The Surveillance Paradox: More Monitoring Creates Less Productivity
The evidence from 2025 is irrefutable. Organizations that increased monitoring during remote work transitions expected productivity improvements. Instead, they got the opposite. Studies show that while 68% of employers believe monitoring improves work, 72% of employees say it has zero positive impact. More specifically, employees subjected to intensive monitoring show measurable performance degradation: higher error rates, lower quality output, reduced innovation, and decreased problem-solving ability.
The psychological explanation is straightforward. When people know they're being watched, cognitive resources redirect from productive work to performance anxiety. A neuroscience study published in 2025 showed that employees under surveillance experience sustained elevated cortisol levels, reducing working memory capacity by approximately 18%. The brain literally becomes less capable of complex thinking when under surveillance.

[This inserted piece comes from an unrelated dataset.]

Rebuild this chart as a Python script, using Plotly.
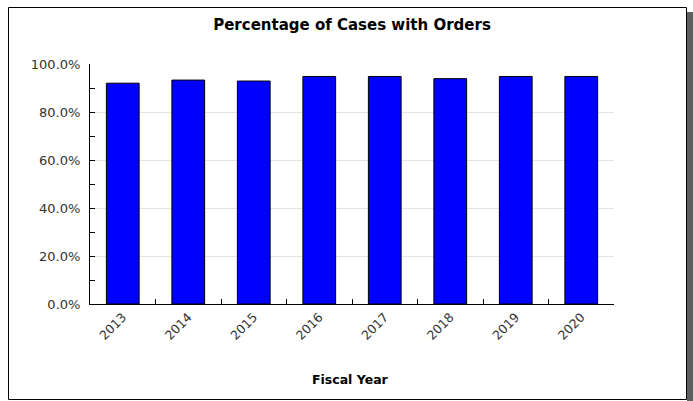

The organizational impact is severe. Companies implementing real-time activity monitoring report 15% higher turnover. The cost of replacing a mid-level employee averages 50-200% of their annual salary, meaning a company of 100 employees loses $500,000 to $2 million annually from surveillance-induced turnover. The supposed productivity gains from monitoring are offset 5-10x by the cost of replacing monitored employees who quit.
The best workers intuitively understand this dynamic and respond by disappearing from the surveillance apparatus entirely—not through deception, but through data minimization.
The Awareness Gap: Most Employees Don't Know They're Monitored
The surveillance epidemic is compounded by opacity. While 74% of U.S. employers use online tracking tools to monitor work activities (including 59% using real-time screen tracking and 62% logging web browsing), only 22% of employees report knowing they're being monitored online. Even more concerning, 44% of employees say they have no idea whether their employer uses biometric surveillance like facial recognition or fingerprint scans.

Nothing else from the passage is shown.